DJABC 2015 Reading List

HAPPY NEW YEAR! A new year, a new reading list!

This year we are planning to mix it up and stray into our darker interests. We’ll be reading some novels, novellas, poetry, and even writing some flash fiction. While we continue to adore Jane Austen we will be exploring other authors who may or may not have ever read Austen themselves. Please, note that this is only the list of featured selections for each month; however, we reserve the right to add in any book that falls in our path as we are always open to assisting the promotion of any Austenesque author. We also may add in related works to Austen or any author hereafter mentioned.

  1. The Watsons – Jane Austen
  2. Sanditon – Jane Austen
  3. She – H. Rider Haggard
  4. Undine – Freiherr de Friedrich Heinrich Karl La Motte-Fouque
  5. Shakespeare Undead – Lori Handeland
  6. The Ghost Stories of Edith Wharton
  7. Raven – Edgar Allan Poe / Goblin Market – Christina Rossetti
  8. The Woman in White by Wilkie Collins
  9. The Ocean at the End of the Lane – Neil Gaiman
  10. A Discovery of Witches by Deborah Harkness
  11. Austenland – Shannon Hale
  12. Write your own flash fiction featuring an Austen character.

The Watsons and Sanditon are Austen’s unfinished works that have been completed by other writers. We will be reading the unfinished manuscripts as Jane Austen wrote them first (as found in Jane Austen Lady Susan/The Watsons/Sanditon published by The Penguin English Library). Then we will be reading one of the completed versions for comparison, critiquing, and discussion. As for which completed version of each of  these novels, we leave that up to you as it will further our discussions. Recommendations welcome.

As March is Women’s History Month we’ve elected to read She: A History of Adventure by H. Rider Haggard, first published in 1887. It is a book that has inspired and influenced many for better or worse.

Undine by Freiherr de Friedrich Heimrich Karl La Motte-Fouque is a novella, fairy-tale.

Vampires and the undead abound in Shakespeare Undead. This novel features William Shakespeare as a character and proposes to answer the questions surrounding the Dark Lady featured in many of the Bard’s most tantalizing sonnets.

Edith Wharton is largely recognized for her many novels touching on affluent society and the complicated lives they lead in order to maintain the tenuous nature of a good reputation while attempting to get what they want out of life.
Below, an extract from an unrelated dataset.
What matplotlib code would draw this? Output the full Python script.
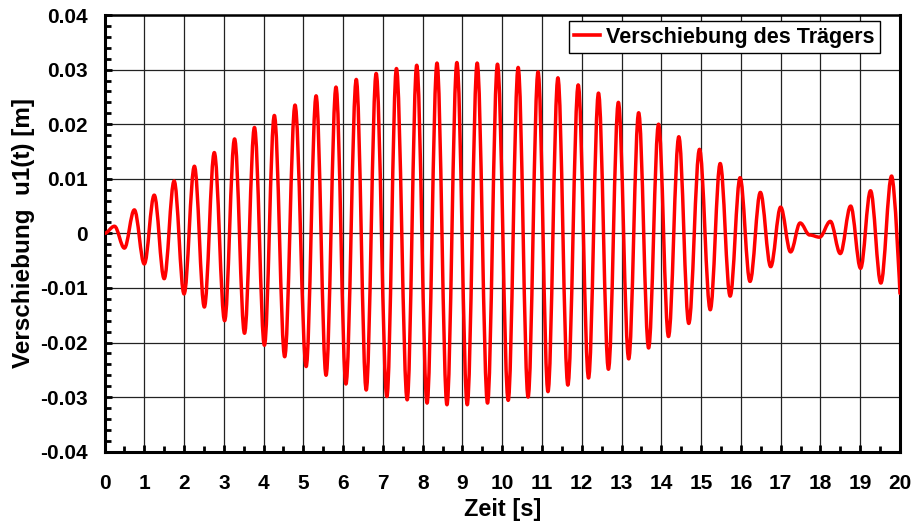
import matplotlib
matplotlib.use("Agg")
import matplotlib.pyplot as plt
from matplotlib.path import Path
from matplotlib.patches import PathPatch
from matplotlib.lines import Line2D
from matplotlib.ticker import MultipleLocator, FuncFormatter

# extrema of the beam displacement (t in s, u in m)
zeit = [0.00, 0.25, 0.50, 0.75, 1.00, 1.25, 1.50, 1.75, 2.00, 2.26,
        2.51, 2.76, 3.02, 3.27, 3.52, 3.77, 4.02, 4.27, 4.53, 4.79,
        5.07, 5.32, 5.57, 5.82, 6.07, 6.33, 6.58, 6.83, 7.10, 7.34,
        7.61, 7.85, 8.11, 8.36, 8.61, 8.86, 9.12, 9.37, 9.63, 9.88,
        10.15, 10.40, 10.65, 10.90, 11.15, 11.40, 11.65, 11.91, 12.17, 12.42,
        12.67, 12.92, 13.18, 13.43, 13.68, 13.93, 14.18, 14.44, 14.69, 14.96,
        15.23, 15.48, 15.73, 15.98, 16.23, 16.49, 16.75, 17.00, 17.25, 17.49,
        17.73, 17.98, 18.25, 18.50, 18.76, 19.01, 19.26, 19.52, 19.79, 20.00]
verschiebung = [0.0, 0.0013, -0.0027, 0.0043, -0.0056, 0.0070, -0.0083, 0.0096, -0.0111, 0.0123,
                -0.0135, 0.0148, -0.0160, 0.0173, -0.0183, 0.0194, -0.0205, 0.0216, -0.0226, 0.0235,
                -0.0244, 0.0252, -0.0260, 0.0268, -0.0276, 0.0282, -0.0287, 0.0293, -0.0299, 0.0302,
                -0.0305, 0.0308, -0.0311, 0.0312, -0.0314, 0.0313, -0.0314, 0.0312, -0.0311, 0.0310,
                -0.0306, 0.0304, -0.0300, 0.0296, -0.0290, 0.0285, -0.0278, 0.0272, -0.0265, 0.0257,
                -0.0249, 0.0240, -0.0230, 0.0221, -0.0210, 0.0200, -0.0189, 0.0177, -0.0165, 0.0154,
                -0.0140, 0.0128, -0.0115, 0.0102, -0.0088, 0.0075, -0.0061, 0.0048, -0.0034, 0.0019,
                -0.0003, -0.0007, 0.0022, -0.0037, 0.0050, -0.0064, 0.0078, -0.0091, 0.0105, -0.0110]

legend_label = "Verschiebung des Trägers"

plt.rcParams['font.family'] = ['Liberation Sans', 'DejaVu Sans']
plt.rcParams['font.weight'] = 'bold'
plt.rcParams['axes.unicode_minus'] = False

fig = plt.figure(figsize=(9.12, 5.23), dpi=100)
ax = fig.add_axes([0.1146, 0.1363, 0.8722, 0.835])

# smooth curve through the extrema (cubic bezier, flat tangent at each extremum)
k = 0.3634
verts = [(zeit[0], verschiebung[0])]
codes = [Path.MOVETO]
for i in range(len(zeit) - 1):
    d = zeit[i + 1] - zeit[i]
    c1 = (zeit[i] + k * d, verschiebung[i])
    if i == len(zeit) - 2:
        c2 = (zeit[i + 1], verschiebung[i + 1])   # last point is mid-swing
    else:
        c2 = (zeit[i + 1] - k * d, verschiebung[i + 1])
    verts += [c1, c2, (zeit[i + 1], verschiebung[i + 1])]
    codes += [Path.CURVE4] * 3
kurve = PathPatch(Path(verts, codes), facecolor='none', edgecolor='#ff0000',
                  lw=2.5, joinstyle='round', capstyle='round', zorder=3)
ax.add_patch(kurve)

ax.set_xlim(0, 20)
ax.set_ylim(-0.04, 0.04)
ax.xaxis.set_major_locator(MultipleLocator(1))
ax.xaxis.set_minor_locator(MultipleLocator(0.5))
ax.yaxis.set_major_locator(MultipleLocator(0.01))
ax.yaxis.set_minor_locator(MultipleLocator(0.002))
fmt = FuncFormatter(lambda v, p: "%g" % round(v, 4))
ax.xaxis.set_major_formatter(fmt)
ax.yaxis.set_major_formatter(fmt)

ax.grid(True, which='major', color='#222222', lw=0.9)
ax.set_axisbelow(True)
ax.tick_params(which='both', direction='in', width=2.0, color='black')
ax.tick_params(which='major', length=5)
ax.tick_params(which='minor', length=4)
ax.tick_params(axis='x', which='major', pad=16, labelsize=15)
ax.tick_params(axis='y', which='major', pad=12, labelsize=15)
for s in ax.spines.values():
    s.set_linewidth(2.2)
    s.set_color('black')
ax.spines['top'].set_linewidth(1.8)

ax.set_xlabel("Zeit [s]", fontsize=17, fontweight='bold', labelpad=4)
ax.set_ylabel("Verschiebung  u1(t) [m]", fontsize=17.5, fontweight='bold', labelpad=4)

handle = Line2D([], [], color='#ff0000', lw=2.6)
leg = ax.legend([handle], [legend_label], loc='upper right',
                bbox_to_anchor=(0.975, 0.986), borderaxespad=0, fancybox=False,
                framealpha=1, edgecolor='black', fontsize=15.5, borderpad=0.25,
                handlelength=1.2, handletextpad=0.3)
leg.get_frame().set_linewidth(1.0)
for t in leg.get_texts():
    t.set_fontweight('bold')

fig.savefig("out.png", dpi=100)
But did you know she also wrote a few ghost stories?

July will be our poetry month featuring The Raven by Edgar Allen Poe and Goblin Market by Christina Rossetti.
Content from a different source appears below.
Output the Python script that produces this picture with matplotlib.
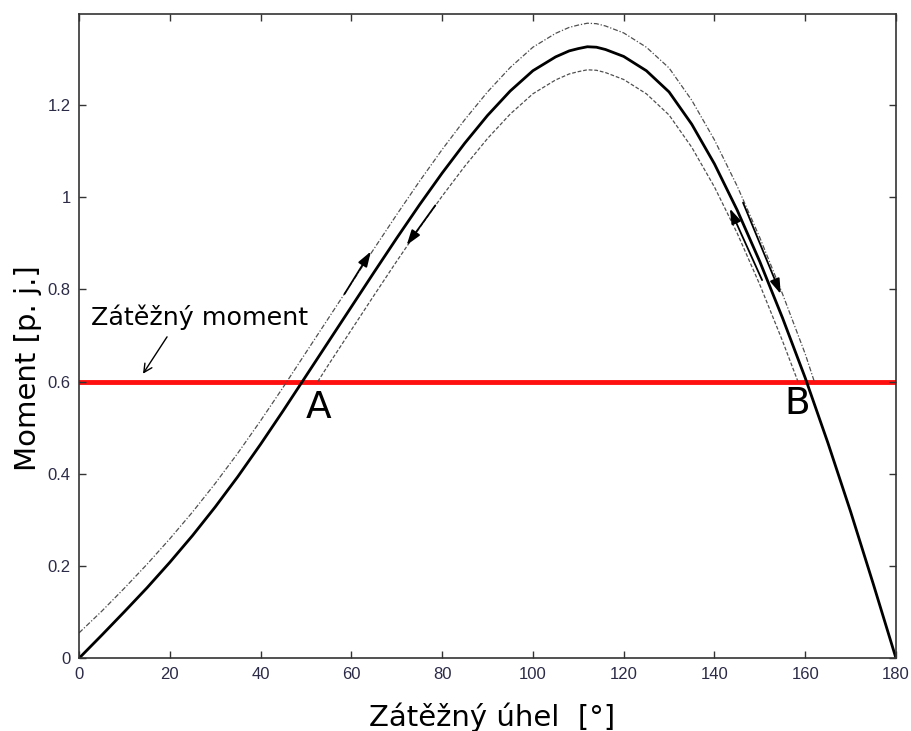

Helping out a woman in need is just a good deed, right? Things aren’t always as they appear and getting to the bottom of the mystery is dangerous. The Woman in White features madness, mistaken identity, intrigue, and murder.

Neil Gaiman writes many great stories largely for children and young adults, but The Ocean at the End of the Lane is a fairy-tale written for adults.
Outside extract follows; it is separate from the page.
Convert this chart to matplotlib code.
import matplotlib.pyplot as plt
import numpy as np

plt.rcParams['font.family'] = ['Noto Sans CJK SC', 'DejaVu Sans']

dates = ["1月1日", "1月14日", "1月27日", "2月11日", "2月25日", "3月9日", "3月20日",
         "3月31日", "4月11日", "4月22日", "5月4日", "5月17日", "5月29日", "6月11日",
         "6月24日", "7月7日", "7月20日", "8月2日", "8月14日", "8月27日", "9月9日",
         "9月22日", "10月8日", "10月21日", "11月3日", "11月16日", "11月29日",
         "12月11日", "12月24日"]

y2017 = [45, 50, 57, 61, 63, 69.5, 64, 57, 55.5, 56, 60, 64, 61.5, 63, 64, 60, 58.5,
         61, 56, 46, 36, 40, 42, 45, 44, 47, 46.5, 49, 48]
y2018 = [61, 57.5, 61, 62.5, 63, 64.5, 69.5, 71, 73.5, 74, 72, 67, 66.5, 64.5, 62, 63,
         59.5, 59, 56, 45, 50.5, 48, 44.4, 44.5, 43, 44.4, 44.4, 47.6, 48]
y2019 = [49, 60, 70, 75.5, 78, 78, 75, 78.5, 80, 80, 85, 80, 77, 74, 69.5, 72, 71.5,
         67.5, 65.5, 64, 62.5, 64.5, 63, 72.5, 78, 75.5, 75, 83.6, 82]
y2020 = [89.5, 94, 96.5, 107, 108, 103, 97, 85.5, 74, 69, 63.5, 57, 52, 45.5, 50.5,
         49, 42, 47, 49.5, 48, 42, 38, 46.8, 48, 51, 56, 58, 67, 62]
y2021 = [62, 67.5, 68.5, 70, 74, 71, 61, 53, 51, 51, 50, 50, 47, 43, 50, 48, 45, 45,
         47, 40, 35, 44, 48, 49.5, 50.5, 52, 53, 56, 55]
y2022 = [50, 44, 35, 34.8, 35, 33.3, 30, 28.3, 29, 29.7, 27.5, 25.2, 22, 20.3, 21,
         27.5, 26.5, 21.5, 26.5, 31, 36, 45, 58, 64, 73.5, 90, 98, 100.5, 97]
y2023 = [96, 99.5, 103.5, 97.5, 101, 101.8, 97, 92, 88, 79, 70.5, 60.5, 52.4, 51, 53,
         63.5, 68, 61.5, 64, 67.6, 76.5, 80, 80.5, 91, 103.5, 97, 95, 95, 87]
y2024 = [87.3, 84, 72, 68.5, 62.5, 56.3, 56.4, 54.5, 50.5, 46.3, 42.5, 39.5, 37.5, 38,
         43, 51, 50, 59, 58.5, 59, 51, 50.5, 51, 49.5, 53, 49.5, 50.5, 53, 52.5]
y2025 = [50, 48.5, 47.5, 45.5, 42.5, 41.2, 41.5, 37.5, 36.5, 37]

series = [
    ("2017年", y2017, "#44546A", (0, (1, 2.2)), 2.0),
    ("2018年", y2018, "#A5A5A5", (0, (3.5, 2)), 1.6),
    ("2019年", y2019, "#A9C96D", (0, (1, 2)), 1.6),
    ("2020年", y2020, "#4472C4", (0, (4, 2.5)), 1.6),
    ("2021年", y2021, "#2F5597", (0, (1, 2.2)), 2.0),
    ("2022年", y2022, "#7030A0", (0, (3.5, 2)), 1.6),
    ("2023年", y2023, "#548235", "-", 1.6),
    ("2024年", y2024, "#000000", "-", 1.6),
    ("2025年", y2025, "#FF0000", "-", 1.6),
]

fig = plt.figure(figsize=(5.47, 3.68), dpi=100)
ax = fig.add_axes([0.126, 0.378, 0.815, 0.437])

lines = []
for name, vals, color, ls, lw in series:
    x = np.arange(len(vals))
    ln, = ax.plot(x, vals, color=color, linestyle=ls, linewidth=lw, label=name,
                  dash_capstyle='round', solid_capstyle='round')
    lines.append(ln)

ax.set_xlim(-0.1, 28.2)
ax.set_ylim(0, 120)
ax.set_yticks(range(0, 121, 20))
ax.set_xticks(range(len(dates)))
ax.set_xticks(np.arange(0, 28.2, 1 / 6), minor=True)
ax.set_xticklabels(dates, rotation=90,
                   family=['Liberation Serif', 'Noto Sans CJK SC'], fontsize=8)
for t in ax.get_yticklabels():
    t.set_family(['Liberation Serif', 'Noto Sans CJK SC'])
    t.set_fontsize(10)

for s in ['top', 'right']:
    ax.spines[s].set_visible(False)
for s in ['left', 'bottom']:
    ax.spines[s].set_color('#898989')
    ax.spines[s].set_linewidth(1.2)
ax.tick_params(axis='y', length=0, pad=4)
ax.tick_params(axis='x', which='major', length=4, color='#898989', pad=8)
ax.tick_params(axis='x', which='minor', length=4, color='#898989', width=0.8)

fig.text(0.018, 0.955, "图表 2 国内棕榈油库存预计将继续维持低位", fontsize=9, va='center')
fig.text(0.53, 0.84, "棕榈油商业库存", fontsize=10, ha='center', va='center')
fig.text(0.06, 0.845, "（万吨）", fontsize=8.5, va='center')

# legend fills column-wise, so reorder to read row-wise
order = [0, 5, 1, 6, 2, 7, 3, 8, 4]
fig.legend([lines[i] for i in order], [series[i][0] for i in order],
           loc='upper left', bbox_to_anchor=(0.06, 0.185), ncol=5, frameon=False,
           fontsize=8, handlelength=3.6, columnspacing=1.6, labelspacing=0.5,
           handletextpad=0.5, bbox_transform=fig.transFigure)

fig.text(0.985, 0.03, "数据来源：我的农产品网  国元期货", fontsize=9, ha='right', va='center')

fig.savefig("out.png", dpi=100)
A Discovery of Witches is book one of the All Souls Trilogy by Deborah Harkness. While researching our heroine discovers more than an old book in a library. A whole world–or underworld, rather–is opened up and she must face what lies ahead.

With Austenland we take a vacation from modern life into the world of Jane Austen’s novels. Can a thirty-four year old spinster abandon her modern notions and embrace proper etiquette to truly find her Mr. Darcy?

For December we will be ending out the year by writing our own flash fiction pieces featuring an Austen character. You are welcome to join us, link up, or submit for the fun of it. Flash fiction is roughly 300-1000 words. Think of it as a micro-short story, a scene, a moment. Have fun with it! We will.

We hope you’ll join us for some or all of these.